Людей «в форме» боятся больше, нежели судей в мантии, поэтому первым охотнее выкладывают информацию о том, кто, как и при каких обстоятельствах давал обязательные указания.
Давид Кононов
К тому же правоохранителям доступны такие средства сбора доказательств контроля и вывода активов, которыми не могут воспользоваться участники банкротного процесса. Поэтому неудивительно, что последние несколько лет основным доказательством фактического контроля в делах о несостоятельности служат «уголовные» материалы (например, № А53-32249/2015), обращает внимание Петров.
Если же КДЛ известны, то их уголовное преследование может быть эффективным способом пополнить конкурсную массу, говорит Литовцева.
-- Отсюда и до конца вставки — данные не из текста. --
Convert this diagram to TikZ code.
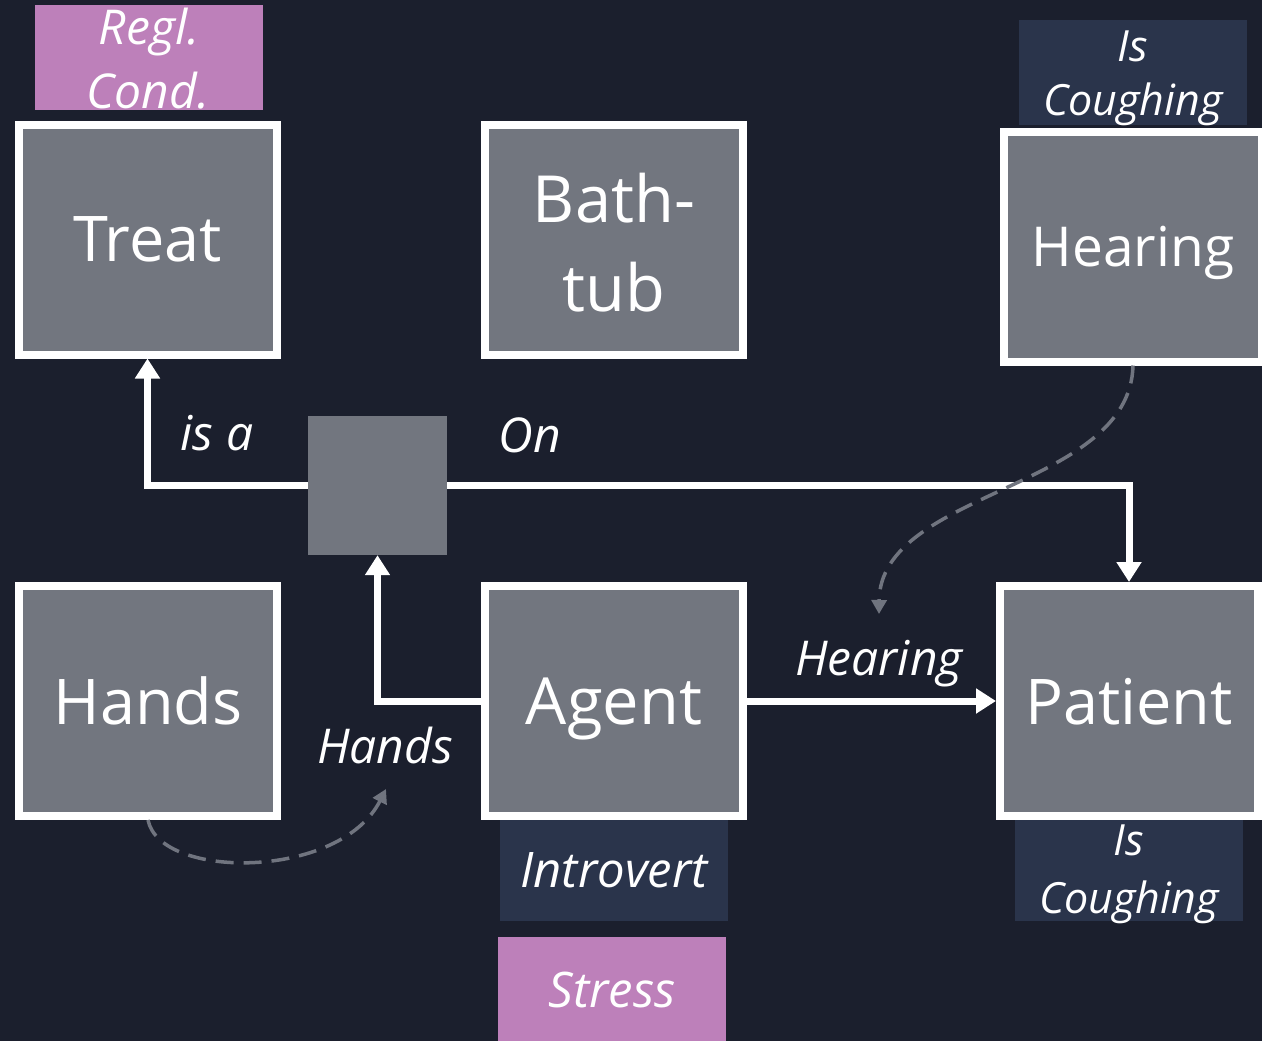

Под угрозой лишения свободы такие лица куда охотнее выдают свое имущество, до которого обычно сложно дотянуться (например, имущество, оформленное на третьих лиц).
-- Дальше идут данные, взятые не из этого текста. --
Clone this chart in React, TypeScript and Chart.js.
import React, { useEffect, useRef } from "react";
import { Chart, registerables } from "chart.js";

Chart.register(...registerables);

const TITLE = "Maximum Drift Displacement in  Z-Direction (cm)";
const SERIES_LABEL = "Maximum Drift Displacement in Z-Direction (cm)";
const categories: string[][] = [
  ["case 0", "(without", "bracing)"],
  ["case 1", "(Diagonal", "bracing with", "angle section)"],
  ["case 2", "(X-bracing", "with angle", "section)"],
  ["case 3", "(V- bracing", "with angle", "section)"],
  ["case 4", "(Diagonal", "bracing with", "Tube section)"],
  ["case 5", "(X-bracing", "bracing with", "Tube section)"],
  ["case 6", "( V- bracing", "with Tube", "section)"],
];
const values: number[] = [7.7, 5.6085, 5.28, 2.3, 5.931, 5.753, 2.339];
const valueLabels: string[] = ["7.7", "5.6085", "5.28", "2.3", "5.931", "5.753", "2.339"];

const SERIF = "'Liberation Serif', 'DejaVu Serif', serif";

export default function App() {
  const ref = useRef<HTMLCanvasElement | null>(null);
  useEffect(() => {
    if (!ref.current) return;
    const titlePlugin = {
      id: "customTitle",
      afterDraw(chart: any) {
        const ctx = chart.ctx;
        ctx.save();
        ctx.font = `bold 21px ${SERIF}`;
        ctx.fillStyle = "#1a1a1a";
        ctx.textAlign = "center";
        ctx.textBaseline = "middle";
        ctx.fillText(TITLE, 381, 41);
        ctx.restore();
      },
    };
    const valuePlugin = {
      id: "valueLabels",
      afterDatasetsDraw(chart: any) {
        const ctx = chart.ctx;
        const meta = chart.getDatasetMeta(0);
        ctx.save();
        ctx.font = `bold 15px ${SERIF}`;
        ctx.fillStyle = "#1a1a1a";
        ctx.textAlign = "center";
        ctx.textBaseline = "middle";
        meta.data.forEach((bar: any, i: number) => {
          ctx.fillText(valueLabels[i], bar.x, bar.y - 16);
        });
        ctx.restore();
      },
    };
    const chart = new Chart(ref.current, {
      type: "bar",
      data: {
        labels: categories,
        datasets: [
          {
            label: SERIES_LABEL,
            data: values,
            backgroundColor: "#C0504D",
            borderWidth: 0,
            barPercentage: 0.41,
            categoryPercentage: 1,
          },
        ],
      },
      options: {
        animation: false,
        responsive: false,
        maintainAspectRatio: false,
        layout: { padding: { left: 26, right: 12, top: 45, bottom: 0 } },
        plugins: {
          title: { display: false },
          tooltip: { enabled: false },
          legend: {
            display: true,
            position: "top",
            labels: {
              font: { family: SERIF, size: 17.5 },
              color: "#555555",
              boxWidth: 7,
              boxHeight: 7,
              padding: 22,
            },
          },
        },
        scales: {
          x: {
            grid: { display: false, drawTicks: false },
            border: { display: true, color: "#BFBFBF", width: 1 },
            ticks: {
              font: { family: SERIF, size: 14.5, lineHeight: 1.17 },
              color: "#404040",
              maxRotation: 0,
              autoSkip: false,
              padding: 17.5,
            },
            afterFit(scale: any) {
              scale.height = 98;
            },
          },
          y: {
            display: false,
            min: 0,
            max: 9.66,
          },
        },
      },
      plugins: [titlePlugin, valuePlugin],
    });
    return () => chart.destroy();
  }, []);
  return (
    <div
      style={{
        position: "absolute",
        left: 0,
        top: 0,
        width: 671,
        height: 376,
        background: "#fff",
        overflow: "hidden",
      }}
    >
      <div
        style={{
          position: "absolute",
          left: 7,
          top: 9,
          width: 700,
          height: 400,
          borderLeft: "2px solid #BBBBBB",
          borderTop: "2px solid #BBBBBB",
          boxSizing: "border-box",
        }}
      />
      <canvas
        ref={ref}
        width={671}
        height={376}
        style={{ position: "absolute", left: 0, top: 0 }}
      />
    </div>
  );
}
Если контролирующее лицо все же откажется «делиться» своими активами, у правоохранителей есть немало инструментов для их оперативного поиска, замечает Зафесов. Когда же такой поиск завершится успехом, добиться ареста найденного имущества в уголовном процессе куда проще, нежели в арбитражном, добавляет Виталина Степанова из АБ Казаков и партнеры .
Важно помнить о рисках
Несмотря на все достоинства «уголовного» инструмента, порой его использование может сыграть злую шутку с кредиторами. Во-первых, существует риск отказа в возбуждении уголовного дела, особенно при плохо подготовленном заявлении. В таком случае несостоявшийся обвиняемый может в дальнейшем ссылаться на то, что его действия проверили следователи и не нашли в них ничего предосудительного, предупреждает Кононов.
Во-вторых, уголовное дело может сильно затянуть банкротный процесс. Если правоохранители изымут документацию должника, то процедура фактически встанет. Без бумаг нельзя ни выявить подозрительные сделки, ни взыскать «дебиторку», обращает внимание Кононов. Кроме того, довольно популярная мера в уголовных делах — арест имущества должника, замечает Степанова. Снять ограничение до вынесения приговора крайне сложно, а реализовать арестованное имущество невозможно. В итоге банкротная процедура может затянуться еще на несколько лет.
К тому же никто не отменял ответственность за заведомо ложный донос. Поэтому стоит задуматься дважды, прежде чем подавать заявление.